> **DO THIS**
Restate the whole of the material. Keep every word, and drop the pictures.
+ + + + +
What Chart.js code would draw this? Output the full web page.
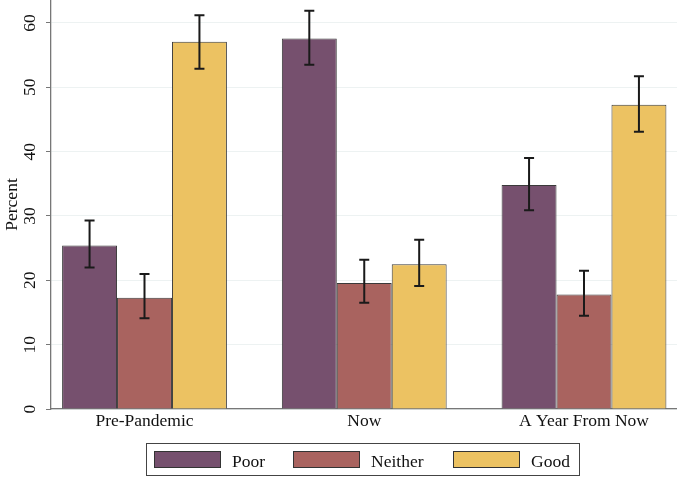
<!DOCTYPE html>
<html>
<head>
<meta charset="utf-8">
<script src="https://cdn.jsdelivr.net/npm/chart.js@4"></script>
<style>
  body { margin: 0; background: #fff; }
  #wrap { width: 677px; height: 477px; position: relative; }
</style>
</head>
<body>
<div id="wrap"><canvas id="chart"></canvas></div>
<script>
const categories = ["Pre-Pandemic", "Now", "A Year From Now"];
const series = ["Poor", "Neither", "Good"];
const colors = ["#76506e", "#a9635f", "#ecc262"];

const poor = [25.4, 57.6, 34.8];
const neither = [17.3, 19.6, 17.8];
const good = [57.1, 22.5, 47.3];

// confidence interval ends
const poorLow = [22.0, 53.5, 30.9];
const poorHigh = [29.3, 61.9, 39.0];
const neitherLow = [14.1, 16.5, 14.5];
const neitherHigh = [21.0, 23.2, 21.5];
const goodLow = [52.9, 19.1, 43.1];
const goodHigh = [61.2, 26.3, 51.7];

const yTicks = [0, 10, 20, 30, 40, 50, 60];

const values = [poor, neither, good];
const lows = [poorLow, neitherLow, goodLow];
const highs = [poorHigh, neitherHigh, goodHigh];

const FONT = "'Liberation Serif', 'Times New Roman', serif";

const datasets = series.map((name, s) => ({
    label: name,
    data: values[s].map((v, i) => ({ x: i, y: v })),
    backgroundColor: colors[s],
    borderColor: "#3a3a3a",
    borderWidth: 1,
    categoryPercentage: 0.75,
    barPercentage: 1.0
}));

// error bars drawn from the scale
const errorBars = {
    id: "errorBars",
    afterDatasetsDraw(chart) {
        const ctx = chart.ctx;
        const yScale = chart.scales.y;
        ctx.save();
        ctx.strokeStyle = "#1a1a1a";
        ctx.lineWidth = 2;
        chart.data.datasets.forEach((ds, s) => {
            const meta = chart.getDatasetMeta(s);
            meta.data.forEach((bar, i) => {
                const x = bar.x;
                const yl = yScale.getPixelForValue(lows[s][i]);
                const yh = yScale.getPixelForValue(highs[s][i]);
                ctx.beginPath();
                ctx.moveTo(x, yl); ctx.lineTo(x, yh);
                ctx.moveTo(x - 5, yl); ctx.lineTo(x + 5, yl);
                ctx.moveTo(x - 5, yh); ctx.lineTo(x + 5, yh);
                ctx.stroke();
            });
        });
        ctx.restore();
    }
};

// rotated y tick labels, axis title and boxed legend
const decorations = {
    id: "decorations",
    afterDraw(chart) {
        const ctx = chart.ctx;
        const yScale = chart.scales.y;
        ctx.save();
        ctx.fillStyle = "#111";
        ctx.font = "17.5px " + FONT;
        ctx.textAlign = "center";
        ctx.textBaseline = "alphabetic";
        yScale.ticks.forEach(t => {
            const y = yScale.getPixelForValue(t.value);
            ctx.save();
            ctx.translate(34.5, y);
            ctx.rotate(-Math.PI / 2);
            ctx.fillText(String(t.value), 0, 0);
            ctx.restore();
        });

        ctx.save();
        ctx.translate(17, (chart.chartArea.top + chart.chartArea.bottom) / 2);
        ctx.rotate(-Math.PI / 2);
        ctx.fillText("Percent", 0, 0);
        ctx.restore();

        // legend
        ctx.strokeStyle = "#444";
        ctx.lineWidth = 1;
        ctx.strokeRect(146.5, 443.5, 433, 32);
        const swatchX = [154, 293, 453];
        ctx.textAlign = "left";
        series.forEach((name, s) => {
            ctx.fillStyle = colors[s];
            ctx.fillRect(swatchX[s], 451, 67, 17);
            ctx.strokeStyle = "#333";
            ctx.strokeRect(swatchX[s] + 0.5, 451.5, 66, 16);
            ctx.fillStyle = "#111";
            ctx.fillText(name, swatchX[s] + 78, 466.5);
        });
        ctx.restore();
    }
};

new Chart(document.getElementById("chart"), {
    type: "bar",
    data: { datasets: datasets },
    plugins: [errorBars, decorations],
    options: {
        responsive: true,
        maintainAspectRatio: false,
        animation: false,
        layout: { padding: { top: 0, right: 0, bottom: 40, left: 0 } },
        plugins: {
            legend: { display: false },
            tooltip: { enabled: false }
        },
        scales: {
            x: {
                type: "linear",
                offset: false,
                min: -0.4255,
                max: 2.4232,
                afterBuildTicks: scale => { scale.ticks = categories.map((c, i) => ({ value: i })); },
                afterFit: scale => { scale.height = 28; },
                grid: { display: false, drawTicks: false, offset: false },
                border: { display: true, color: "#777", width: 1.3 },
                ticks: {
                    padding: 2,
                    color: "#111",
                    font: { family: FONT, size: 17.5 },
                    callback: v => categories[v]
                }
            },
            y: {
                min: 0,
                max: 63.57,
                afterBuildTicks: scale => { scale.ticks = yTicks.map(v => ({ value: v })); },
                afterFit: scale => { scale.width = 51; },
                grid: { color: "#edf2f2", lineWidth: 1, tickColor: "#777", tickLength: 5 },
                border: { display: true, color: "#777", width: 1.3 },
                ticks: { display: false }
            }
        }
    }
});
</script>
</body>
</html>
+ + + + +
> **EXERCISE ANSWER**
What Chart.js code would draw this? Output the full web page.
<!DOCTYPE html>
<html>
<head>
<meta charset="utf-8">
<script src="https://cdn.jsdelivr.net/npm/chart.js@4"></script>
<style>
  body { margin: 0; background: #fff; }
  #wrap { width: 677px; height: 477px; position: relative; }
</style>
</head>
<body>
<div id="wrap"><canvas id="chart"></canvas></div>
<script>
const categories = ["Pre-Pandemic", "Now", "A Year From Now"];
const series = ["Poor", "Neither", "Good"];
const colors = ["#76506e", "#a9635f", "#ecc262"];

const poor = [25.4, 57.6, 34.8];
const neither = [17.3, 19.6, 17.8];
const good = [57.1, 22.5, 47.3];

// confidence interval ends
const poorLow = [22.0, 53.5, 30.9];
const poorHigh = [29.3, 61.9, 39.0];
const neitherLow = [14.1, 16.5, 14.5];
const neitherHigh = [21.0, 23.2, 21.5];
const goodLow = [52.9, 19.1, 43.1];
const goodHigh = [61.2, 26.3, 51.7];

const yTicks = [0, 10, 20, 30, 40, 50, 60];

const values = [poor, neither, good];
const lows = [poorLow, neitherLow, goodLow];
const highs = [poorHigh, neitherHigh, goodHigh];

const FONT = "'Liberation Serif', 'Times New Roman', serif";

const datasets = series.map((name, s) => ({
    label: name,
    data: values[s].map((v, i) => ({ x: i, y: v })),
    backgroundColor: colors[s],
    borderColor: "#3a3a3a",
    borderWidth: 1,
    categoryPercentage: 0.75,
    barPercentage: 1.0
}));

// error bars drawn from the scale
const errorBars = {
    id: "errorBars",
    afterDatasetsDraw(chart) {
        const ctx = chart.ctx;
        const yScale = chart.scales.y;
        ctx.save();
        ctx.strokeStyle = "#1a1a1a";
        ctx.lineWidth = 2;
        chart.data.datasets.forEach((ds, s) => {
            const meta = chart.getDatasetMeta(s);
            meta.data.forEach((bar, i) => {
                const x = bar.x;
                const yl = yScale.getPixelForValue(lows[s][i]);
                const yh = yScale.getPixelForValue(highs[s][i]);
                ctx.beginPath();
                ctx.moveTo(x, yl); ctx.lineTo(x, yh);
                ctx.moveTo(x - 5, yl); ctx.lineTo(x + 5, yl);
                ctx.moveTo(x - 5, yh); ctx.lineTo(x + 5, yh);
                ctx.stroke();
            });
        });
        ctx.restore();
    }
};

// rotated y tick labels, axis title and boxed legend
const decorations = {
    id: "decorations",
    afterDraw(chart) {
        const ctx = chart.ctx;
        const yScale = chart.scales.y;
        ctx.save();
        ctx.fillStyle = "#111";
        ctx.font = "17.5px " + FONT;
        ctx.textAlign = "center";
        ctx.textBaseline = "alphabetic";
        yScale.ticks.forEach(t => {
            const y = yScale.getPixelForValue(t.value);
            ctx.save();
            ctx.translate(34.5, y);
            ctx.rotate(-Math.PI / 2);
            ctx.fillText(String(t.value), 0, 0);
            ctx.restore();
        });

        ctx.save();
        ctx.translate(17, (chart.chartArea.top + chart.chartArea.bottom) / 2);
        ctx.rotate(-Math.PI / 2);
        ctx.fillText("Percent", 0, 0);
        ctx.restore();

        // legend
        ctx.strokeStyle = "#444";
        ctx.lineWidth = 1;
        ctx.strokeRect(146.5, 443.5, 433, 32);
        const swatchX = [154, 293, 453];
        ctx.textAlign = "left";
        series.forEach((name, s) => {
            ctx.fillStyle = colors[s];
            ctx.fillRect(swatchX[s], 451, 67, 17);
            ctx.strokeStyle = "#333";
            ctx.strokeRect(swatchX[s] + 0.5, 451.5, 66, 16);
            ctx.fillStyle = "#111";
            ctx.fillText(name, swatchX[s] + 78, 466.5);
        });
        ctx.restore();
    }
};

new Chart(document.getElementById("chart"), {
    type: "bar",
    data: { datasets: datasets },
    plugins: [errorBars, decorations],
    options: {
        responsive: true,
        maintainAspectRatio: false,
        animation: false,
        layout: { padding: { top: 0, right: 0, bottom: 40, left: 0 } },
        plugins: {
            legend: { display: false },
            tooltip: { enabled: false }
        },
        scales: {
            x: {
                type: "linear",
                offset: false,
                min: -0.4255,
                max: 2.4232,
                afterBuildTicks: scale => { scale.ticks = categories.map((c, i) => ({ value: i })); },
                afterFit: scale => { scale.height = 28; },
                grid: { display: false, drawTicks: false, offset: false },
                border: { display: true, color: "#777", width: 1.3 },
                ticks: {
                    padding: 2,
                    color: "#111",
                    font: { family: FONT, size: 17.5 },
                    callback: v => categories[v]
                }
            },
            y: {
                min: 0,
                max: 63.57,
                afterBuildTicks: scale => { scale.ticks = yTicks.map(v => ({ value: v })); },
                afterFit: scale => { scale.width = 51; },
                grid: { color: "#edf2f2", lineWidth: 1, tickColor: "#777", tickLength: 5 },
                border: { display: true, color: "#777", width: 1.3 },
                ticks: { display: false }
            }
        }
    }
});
</script>
</body>
</html>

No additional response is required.